April 8th, 2010 at 8:35 pm
Interest rates to remain low through 2011: CIBC
OTTAWA – With the Canadian economy doing surprisingly well over the past six months, many see higher interest rates from the Bank of Canada in the not so distant future, but according to a report released Thursday from CIBC's chief economist Avery Shenfeld, rates are likely to remain at a very low 2.5 per cent through to 2011 – not the seven to eight per cent forecast by some.
n CIBC World Markets' latest Global Positioning Strategy report, Shenfeld lists several reasons for Bank of Canada Governor Mark Carney to keep interest rates subdued after July. He points out that the U.S. will probably have a more gradual approach to raising rates and if Canada gets too far ahead, that could send the Canadian dollar soaring.
"While factories are recovering in Canada alongside a global industrial revival, output remains nearly 20 per cent below the pre-recession peak, and wages are now substantially above those stateside without the productivity gains to match. There's only so much of a competitive challenge that non-resource exporters can take in short order," Shenfeld said.

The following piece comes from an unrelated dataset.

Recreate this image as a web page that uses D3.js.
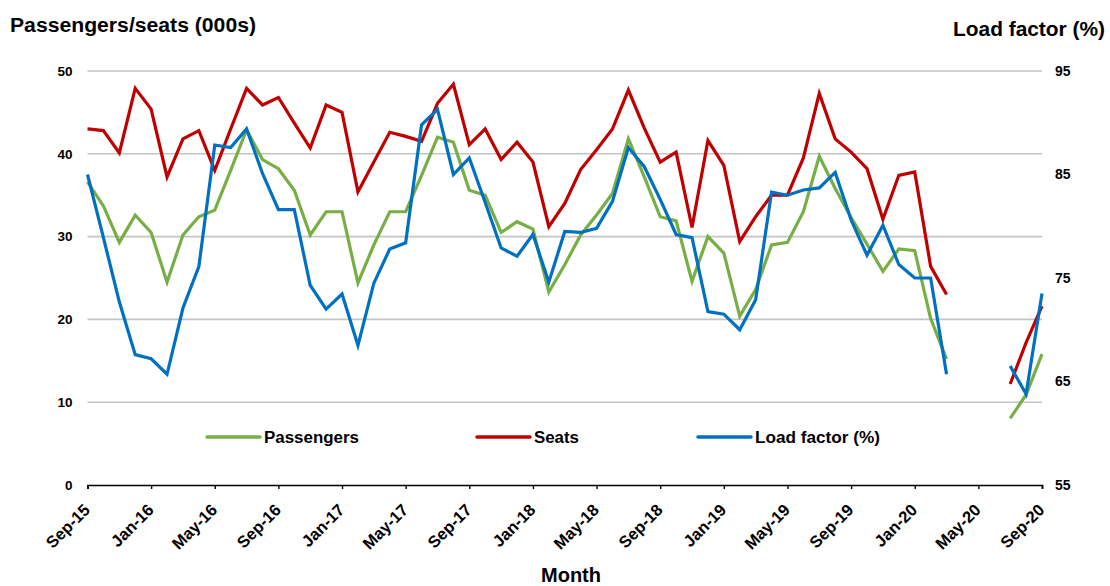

He also pointed out that inflation is not expected to rise much further and stimulus spending is expected to be reigned in by governments – including Canada's – which will slow growth.
"If the U.S., the U.K., and Japan all move from huge stimulus to even modest restraint, Canada will feel it in our export prospects come 2011," Shenfeld pointed out.
Carney has promised to keep interest rates where they are at 0.25 per cent until the end of June. However, the latest reading of Canada's economic growth showed the core inflation rate at 2.1 per cent in February, far above the Bank of Canada's forecast of 1.6 per cent for the first quarter of the year. Many analysts believe the Bank of Canada will not wait until mid-2010 to raise rates and late last month, Royal Bank, TD Canada Trust and Laurentian Bank raised the rates they charge on certain fixed mortgages.
The C.D. Howe Institute suggests the Bank of Canada should raise its overnight rate by 1.75 per cent in the next year, likely lifting five-year mortgage rates to seven per cent, while other economists envision a five-year rate as high as 8.25 per cent in two years.